- Ready in: 30 minutes
- Serves: 3
- Complexity: very easy
- kcal: 318
- 2 large, zucchini, cut lengthwise in 12 x 6 mm slices
- SIDS SALT & PEPPER to taste
- 1 cup marinara sauce
- 1 large egg
- ⅔ cup ricotta cheese
- ½ cup grated Pecorino Romano cheese, plus
- ¼ cup chopped basil
- 1 garlic clove, minced
- ¾ cup shredded mozzarella
Preheat the oven to 200°C. Spread ¼ cup marinara sauce on the bottom of a 23 x 33 cm baking dish.
Cut the zucchini lengthwise into 6 mm slices to a total of 12 slices about the same size.

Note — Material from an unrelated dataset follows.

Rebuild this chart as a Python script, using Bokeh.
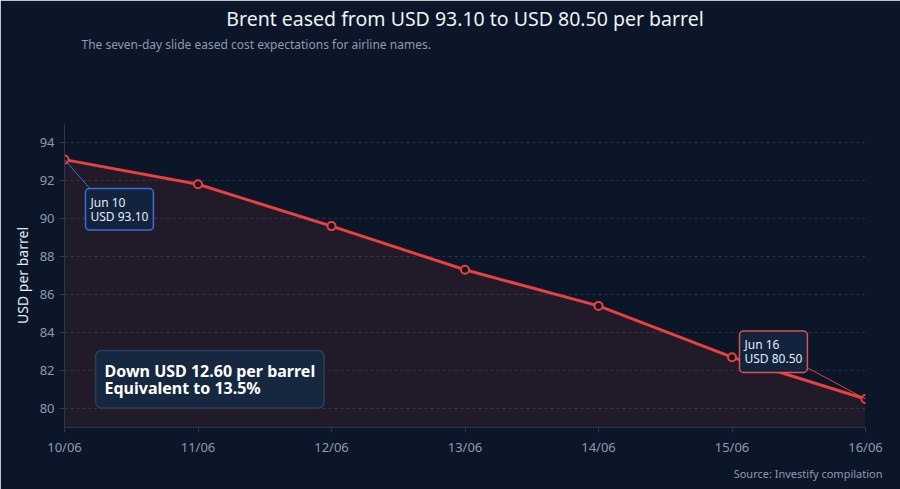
from bokeh.plotting import figure
from bokeh.models import Label, Title, FixedTicker, Range1d
from bokeh.embed import file_html
from bokeh.resources import INLINE

# Brent, USD per barrel, 10/06 -> 16/06
days = [10, 11, 12, 13, 14, 15, 16]
day_labels = ["10/06", "11/06", "12/06", "13/06", "14/06", "15/06", "16/06"]
brent = [93.10, 91.80, 89.60, 87.30, 85.40, 82.70, 80.50]
y_ticks = [80, 82, 84, 86, 88, 90, 92, 94]

BG = "#0b1628"
RED = "#e8413f"
FONT = "Noto Sans"

p = figure(width=900, height=489, output_backend="svg", toolbar_location=None,
           x_range=Range1d(10, 16), y_range=Range1d(79, 95),
           min_border_left=64, min_border_right=35, min_border_top=20, min_border_bottom=62)
p.background_fill_color = BG
p.border_fill_color = BG
# contour de la couleur du fond pour masquer le liseré clair du cadre
p.outline_line_color = BG
p.outline_line_width = 2

# espace vide entre sous-titre et graphique (le premier ajouté est le plus proche)
p.add_layout(Title(text=" ", text_font_size="1px", standoff=67), "above")
sub = Title(text="The seven-day slide eased cost expectations for airline names.",
            align="left", offset=17, text_font=FONT,
            text_font_size="12px", text_font_style="normal", text_color="#8e9aae",
            standoff=1)
p.add_layout(sub, "above")
main = Title(text="Brent eased from USD 93.10 to USD 80.50 per barrel", align="center",
             offset=-14, text_font=FONT, text_font_size="19.5px", text_font_style="normal",
             text_color="#eef2f7", standoff=4)
p.add_layout(main, "above")
src = Title(text="Source: Investify compilation", align="right", offset=-17,
            text_font=FONT, text_font_size="11px", text_font_style="normal",
            text_color="#8e9aae")
p.add_layout(src, "below")

# aire + ligne
p.varea(x=days, y1=[79] * len(days), y2=brent, fill_color=RED, fill_alpha=0.1)
p.line(days, brent, line_color=RED, line_width=3)
p.scatter(days, brent, size=8, fill_color=BG, line_color=RED, line_width=2)

# axes
p.xaxis.ticker = FixedTicker(ticks=days)
p.xaxis.major_label_overrides = dict(zip(days, day_labels))
p.yaxis.ticker = FixedTicker(ticks=y_ticks)
p.yaxis.axis_label = "USD per barrel"
for ax in (p.xaxis, p.yaxis):
    ax.axis_line_color = "#2b3a50"
    ax.major_tick_line_color = "#2b3a50"
    ax.major_tick_in = 0
    ax.major_tick_out = 5
    ax.minor_tick_line_color = None
    ax.major_label_text_color = "#8e9aae"
    ax.major_label_text_font = FONT
    ax.major_label_text_font_size = "13px"
p.yaxis.axis_label_text_color = "#e6ebf2"
p.yaxis.axis_label_text_font = FONT
p.yaxis.axis_label_text_font_size = "14px"
p.yaxis.axis_label_text_font_style = "normal"
p.xgrid.grid_line_color = None
p.ygrid.grid_line_color = "#22314a"
p.ygrid.grid_line_dash = "3 3"

# annotations
p.line([10, 10.19], [brent[0], 91.57], line_color="#3b6fd8", line_width=1)
p.add_layout(Label(x=10, y=brent[0], x_offset=21, y_offset=-29, anchor="top_left",
                   text="Jun 10\nUSD 93.10", text_color="#e6ebf2", text_font=FONT,
                   text_font_size="12px", text_line_height=0.85,
                   background_fill_color="#12233d",
                   border_line_color="#3b6fd8", border_line_width=1.5,
                   padding=5, border_radius=4))
p.line([15.55, 16], [82.2, brent[-1]], line_color=RED, line_width=1)
p.add_layout(Label(x=16, y=brent[-1], x_offset=-126, y_offset=68, anchor="top_left",
                   text="Jun 16\nUSD 80.50", text_color="#e6ebf2", text_font=FONT,
                   text_font_size="12px", text_line_height=0.85,
                   background_fill_color="#12233d",
                   border_line_color="#d9534f", border_line_width=1.5,
                   padding=5, border_radius=4))
p.add_layout(Label(x=10, y=79, x_offset=31, y_offset=77, anchor="top_left",
                   text="Down USD 12.60 per barrel\nEquivalent to 13.5%",
                   text_color="#ffffff", text_font=FONT, text_font_size="16px",
                   text_font_style="bold", text_line_height=0.8,
                   background_fill_color="#15283f",
                   border_line_color="#2c3f58", border_line_width=1.5,
                   padding=9, border_radius=6))

open("out.html", "w").write(file_html(p, INLINE))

It’s easiest to do this with a mandolin.
Season both sides of the zucchini with ½ tsp SIDS SALT & PEPPER to taste, then grill on a grill pan over high heat to help dry out the zucchini until pliable and grill marks form, but not fully cooked, about 2 minutes on each side.
In a medium bowl, beat the egg then mix together with ricotta, Pecorino Romano, basil, garlic, ¼ tsp SIDS SALT & PEPPER.
Spread the ricotta mixture (about 1½ tablespoons each) evenly onto each zucchini slice, spreading to cover.
Roll up slices and arrange them each seam side down in the prepared dish. Top each with 1 tbsp marinara sauce and 1 tbsp mozzarella cheese and tightly cover with foil.
Bake 20 minutes, until the cheese is hot and melted.